When I had problems in my life, I came to you. Why? Because I believe that you understand whats in my heart, and I feel there are similarities in our lives. You never had all the answers but you did have a listening ear and the advice that God would see me through it.
Sometimes we don't want all the answers, we need
more than a warm handshake, and a sympathetic smile only goes so far. Me, coming from a family of men who never show emotion. I have drown in that pride.
I would rather you stumble through a prayer, it shows you are but human and genuinely care for the loved ones in mourning. Sometimes there is nothing to say, it is just the fact that you feel the loss in your heart also. Some don't want polished and professional.

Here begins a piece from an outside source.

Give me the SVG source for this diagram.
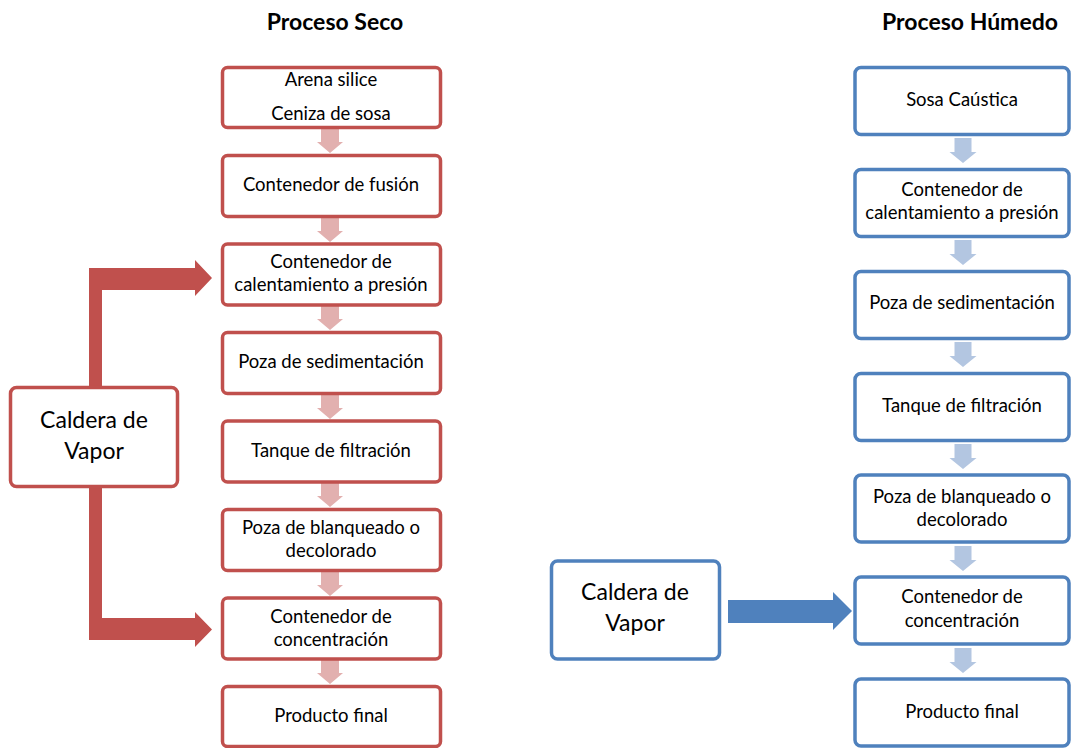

Myself, I look forward to a good ole 'hello' or 'hey buddy', a slap on the back or a joke goes a long way. I don't need a tv avangelist. I just want a man who lights a fire in my heart for the word of God and to help prepare me for eternal life.
When you stumble and get emotional during sermons or prayers, that is when I realize how much Christ has done for you and how much you want us all to feel that love. For all the things you aren't and all the things you are, we are truly blessed. Without the Dj and his listeners, where would I be? I am a product of the love that was showed to me through you and your congregation. You have been my educators about Christ. I know that you have prayed for you, just as you have prayed for me. I have felt it.
In closing, You just be you. Your congregation loves you regardless of those things. I like the Dj, he has been there when I have needed him. And I hope I returned the favor right now. And I think your congregation would agree with me!!!We are all created different, there is no mold. God made you that way for a reason, He doesn't want you to change.
Isiah 30:21 Thanks!!

Signing off,
Markus
Posted by Markus Woodring, on October 9, 2007 at 16:49

I like you just the way you are. You care about your flock when you get emotional. I prefer you don't have the sing-song voice. I agree with Markus. He is right on! Happy Appreciation Day again! From one of your sheep. Hannah
Posted by Hannah Bashore, on October 30, 2007 at 15:47

God uses each one of us in a different way. We are all broken vessels and He mends us to His way. When we are weak, then he is strong. You do a fine job. Emotional is as good as it gets. Yeah some pastors get boisterous when the preach. I believe that is the Holy Spirit speaking through them. When they get throu the preaching their voice goes back to normal.